The Times advises that Conservative government, “Ministers must brook no compromise” with the strikers’ demands.
As is invariably the case with leader writers for the ruling elite, they seek to portray sections of the union bureaucracy as being unwilling to see reason. The RMT’s Mick Lynch and UCU’s Jo Grady are categorised as “obdurate union leaders” who “have by and large failed to acknowledge that they too must compromise.”
The opposite is the truth.

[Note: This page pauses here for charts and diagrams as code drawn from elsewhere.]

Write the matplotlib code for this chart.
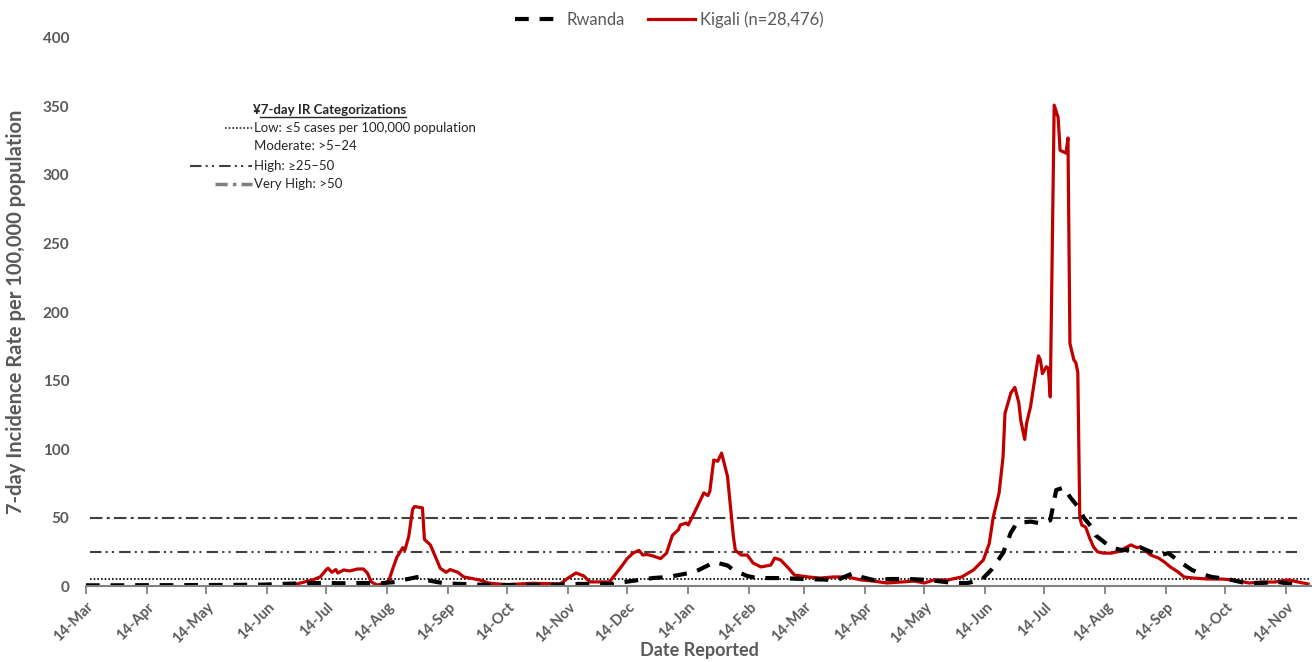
import matplotlib.pyplot as plt
import matplotlib.dates as mdates
from matplotlib.lines import Line2D
import pandas as pd

plt.rcParams['font.family'] = ['Lato', 'DejaVu Sans']

# days since 14-Mar-2020, 7-day incidence per 100,000
start = pd.Timestamp('2020-03-14')

kigali_days = [105, 115, 119, 122, 123, 125, 127, 128, 131, 134, 138, 141, 143, 145, 148,
               152, 154, 156, 158, 161, 162, 164, 166, 167, 171, 172, 175, 178, 180, 183,
               185, 189, 192, 195, 200, 205, 214, 227, 241, 245, 249, 253, 256, 261, 266,
               268, 272, 275, 278, 281, 283, 285, 288, 292, 295, 298, 301, 302, 305, 306,
               309, 311, 314, 316, 317, 319, 321, 323, 326, 329, 330, 333, 336, 339, 343,
               348, 350, 353, 357, 360, 367, 373, 380, 387, 394, 400, 407, 414, 421, 426,
               431, 438, 445, 451, 456, 459, 461, 464, 466, 467, 470, 472, 474, 475, 477,
               478, 480, 482, 484, 485, 486, 488, 489, 490, 492, 494, 495, 498, 499, 500,
               502, 503, 504, 505, 506, 508, 510, 512, 514, 517, 521, 524, 527, 531, 534,
               536, 539, 541, 545, 548, 551, 555, 558, 563, 570, 577, 583, 591, 597, 604,
               611, 616, 621]
kigali_ir = [0.7, 4.4, 6.6, 11.7, 13, 10, 12, 9.5, 11.7, 11, 12.4, 12.4, 9.5, 3, 0.7,
             2, 4.4, 13, 21, 28, 26, 36, 56, 58, 57, 34, 30, 20, 13, 10,
             12, 10, 6.6, 5.8, 4.4, 2, 1, 2, 1.5, 5.8, 9.5, 7.3, 3, 3, 3,
             6.6, 14, 20, 24, 26, 22.6, 23, 22, 20, 24, 37, 41, 44.5, 46, 44.5,
             53, 59, 68, 66, 69, 92, 91, 97, 80, 36, 26, 22.6, 22.6, 16.8, 13.9,
             15.3, 20.4, 19, 13, 8, 6.6, 5.8, 6.6, 6.6, 4.4, 3.6, 2.2, 2.9, 3.6, 2.2,
             4.4, 4.4, 6.6, 11.7, 19, 31, 50, 68, 94, 126, 141, 145, 134, 121, 107,
             119, 131, 150, 168, 165, 155, 160, 159, 138, 351, 342, 318, 316, 327, 177,
             165, 163, 156, 50, 44.5, 43, 35, 28.5, 25, 24, 24, 25, 27, 30, 28,
             28.5, 25, 22.6, 20.4, 17.5, 13.9, 10.2, 6.6, 5.8, 5.1, 5.1, 4.4, 2.2, 2.9, 2.9,
             4.4, 2.9, 1.5]

rwanda_days = [0, 15, 30, 45, 60, 75, 90, 100, 110, 120, 130, 140, 150, 158, 161,
               165, 170, 173, 178, 182, 190, 199, 211, 231, 241, 251, 267, 277, 288, 296,
               304, 309, 316, 319, 326, 329, 336, 341, 351, 365, 382, 386, 390, 394, 400,
               409, 418, 428, 441, 448, 455, 460, 466, 470, 473, 480, 484, 490, 493, 497,
               500, 504, 507, 511, 513, 521, 527, 536, 541, 546, 550, 556, 562, 567, 572,
               580, 589, 597, 606, 612, 618]
rwanda_ir = [0.5, 0.5, 0.6, 0.6, 0.7, 0.8, 1.0, 1.5, 2.0, 2.2, 2.0, 2.2, 2.0, 3, 4.4,
             5.5, 7, 4.4, 3, 2, 1.5, 1, 0.7, 0.8, 1, 1.5, 1.5, 3.6, 5.8, 6.6,
             8.8, 10, 15, 17.5, 15, 11.7, 7.3, 5.8, 5.8, 5.1, 4.4, 7, 9.5, 6.6, 4.4,
             5.1, 5.1, 4.4, 2.2, 2.2, 4.4, 11.7, 24, 39, 46, 47, 46, 48, 70, 72,
             65, 58, 50, 43, 37, 28, 26, 28, 25, 22.6, 24, 17.5, 11.7, 8.8, 6.6,
             5.1, 2.2, 2.2, 2.9, 1.5, 1.5]

thresholds = [5, 25, 50]

kigali_dates = start + pd.to_timedelta(kigali_days, unit='D')
rwanda_dates = start + pd.to_timedelta(rwanda_days, unit='D')

grey = '#595959'
fig = plt.figure(figsize=(13.12, 6.62), dpi=100)
ax = fig.add_axes([0.0655, 0.1148, 0.9345, 0.8278])

# category lines
ax.axhline(thresholds[0], xmin=0.003, xmax=0.998, color='black', lw=1.2,
           linestyle=(0, (1, 1.2)))
ax.axhline(thresholds[1], xmin=0.003, xmax=0.988, color='#404040', lw=1.5,
           linestyle=(0, (5.5, 2, 1, 2, 1, 2.5)))
ax.axhline(thresholds[2], xmin=0.003, xmax=0.988, color='#404040', lw=1.5,
           linestyle=(0, (6, 2, 1.5, 2)))

ax.plot(kigali_dates, kigali_ir, color='#C00000', lw=2.3, label='Kigali (n=28,476)')
ax.plot(rwanda_dates, rwanda_ir, color='black', lw=3, linestyle=(0, (3.3, 2.6)),
        label='Rwanda')

ax.set_xlim(start, start + pd.Timedelta(days=623))
ax.set_ylim(0, 400)
ax.set_yticks(range(0, 401, 50))

ax.xaxis.set_major_locator(mdates.MonthLocator(bymonthday=14))
ax.xaxis.set_major_formatter(mdates.DateFormatter('%d-%b'))
for lab in ax.get_xticklabels():
    lab.set_rotation(45)
    lab.set_ha('right')
    lab.set_rotation_mode('anchor')

ax.tick_params(axis='x', direction='out', length=6, width=1.3, color='#808080',
               labelsize=10.5, labelcolor=grey, pad=4)
ax.tick_params(axis='y', length=0, labelsize=11, labelcolor=grey, pad=12)
for lab in ax.get_xticklabels() + ax.get_yticklabels():
    lab.set_fontweight('bold')

for s in ['left', 'top', 'right']:
    ax.spines[s].set_visible(False)
ax.spines['bottom'].set_color('#808080')
ax.spines['bottom'].set_linewidth(1.5)

ax.set_xlabel('Date Reported', fontsize=13, fontweight='bold', color=grey, labelpad=-3)
ax.set_ylabel('7-day Incidence Rate per 100,000 population', fontsize=14.5,
              fontweight='bold', color=grey, labelpad=12)

h, l = ax.get_legend_handles_labels()
fig.legend(h[::-1], l[::-1], loc='upper center', bbox_to_anchor=(0.51, 1.005), ncol=2,
           frameon=False, fontsize=12, labelcolor=grey, handlelength=2.8,
           columnspacing=1.4, handletextpad=0.3)

# categorization key
dark = '#262626'
title = fig.text(0.1925, 0.834, '\u00a57-day IR Categorizations', fontsize=9.5,
                 fontweight='bold', color=dark, va='center')
fig.text(0.1936, 0.8066, 'Low: \u22645 cases per 100,000 population', fontsize=9.5,
         color=dark, va='center')
fig.text(0.1936, 0.7795, 'Moderate: >5\u201324', fontsize=9.5, color=dark, va='center')
fig.text(0.1936, 0.7492, 'High: \u226525\u201350', fontsize=9.5, color=dark, va='center')
fig.text(0.1936, 0.722, 'Very High: >50', fontsize=9.5, color=dark, va='center')
fig.add_artist(Line2D([0.1715, 0.192], [0.8066, 0.8066], color=dark, lw=1.2,
                      linestyle=(0, (1, 1.2))))
fig.add_artist(Line2D([0.1448, 0.192], [0.7492, 0.7492], color='#404040', lw=1.5,
                      linestyle=(0, (5.5, 2, 1, 2, 1, 2.5))))
fig.add_artist(Line2D([0.1639, 0.192], [0.722, 0.722], color='#7F7F7F', lw=2.5,
                      linestyle=(0, (3.5, 1.5, 1, 1.5))))

fig.canvas.draw()
bb = title.get_window_extent().transformed(fig.transFigure.inverted())
fig.add_artist(Line2D([bb.x0 + 0.006, bb.x1], [bb.y0 - 0.002, bb.y0 - 0.002],
                      color=dark, lw=1))

fig.savefig('out.png', dpi=100)
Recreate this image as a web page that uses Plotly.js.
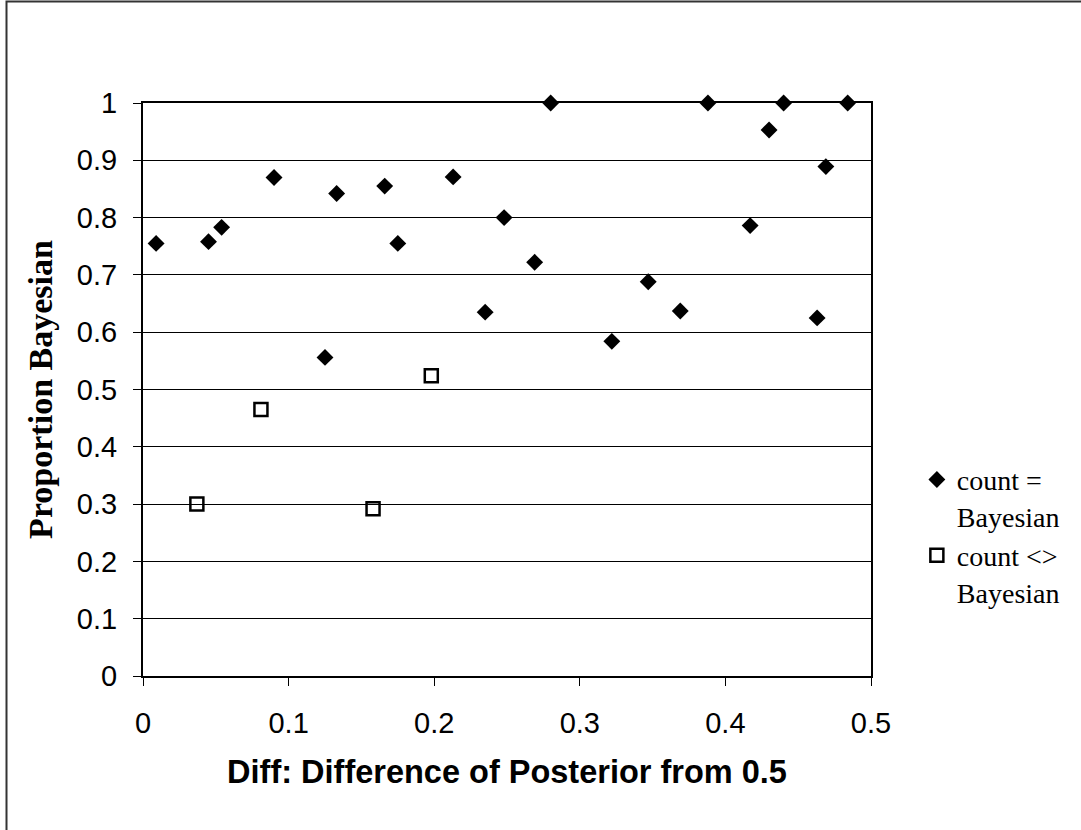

Each and every strike is continuing or—as in the education sector and NHS—getting off the ground despite weeks of intensive negotiations between the unions and government/employers, with both sides insisting that deals were still possible to avert stoppages.
The Times itself reported on negotiations between the RMT and Transport Secretary Mark Harper that he now hopes train strikes “will be over before Christmas.”
Harper said three times that there was a “shared agreement” that the dispute had gone on for too long” and that “there is realism in this process from both the trade unions and employers.”
Lynch himself described the meeting as “productive”, said he believed the government has “got rid of the bellicose monsters that we used to have” and also spoke of a “shared agreement” for “the two sides—the trade unions and the employers” which “can bring this dispute to an end.”
The bureaucracies in all the unions taking strike action are asking only for minimal concessions that they can then sell to their members as a “victory”. How threadbare their agenda is was exemplified by documents leaked to the pseudo-left Socialist Workers Party this week in which the RMT complains that “the Tory government is refusing to allow the rail unions and the train companies to discuss” a deal and “directly interfering with our attempts to reach a settlement.”
The deal the RMT wishes to discuss is “a pay offer of 4 percent this year, then 4 percent next year and a further £500—but only if the union leaders agree to and police the cuts.” What the RMT wants is indicated by its agreement at ScotRail which is for a 5 percent one-year deal, plus £750 for accepting new technology and cuts and one at Transport for Wales consisting of “a pay offer of just 4.5 percent, increasing to 6.6 percent with ‘productivity elements’.”
The strike wave in the UK is part of growing wave of struggles internationally. Strikes in every sector continue throughout Europe, including a one-day national strike over pay by public sector workers in Portugal last week and stoppages by oil refinery workers in France and the Netherlands. On Monday, 48,000 academic workers in the University of California system went out on strike to demand wages and benefits that keep up with inflation. Also this week, workers in a fourth rail union in the US voted to reject a sellout national railroad agreement brokered by the White House.
In every country the working class confronts in a union apparatus, made up of well-paid bureaucrats, a force dedicated to the suppression of the class struggle on behalf of the corporations and the state. As the class struggle expands, the working class must develop the organisational forms to prevent the sabotage of their struggles by the union bureaucracy.
Workers must urgently turn to the formation of their own rank-and-file committees, democratically elected and independent of the dead hand of the union bureaucracies. The International Committee of the Fourth International has created the International Workers Alliance of Rank-and-File Committees (IWA-RFC) to provide guidance to the action committees and to coordinate them internationally.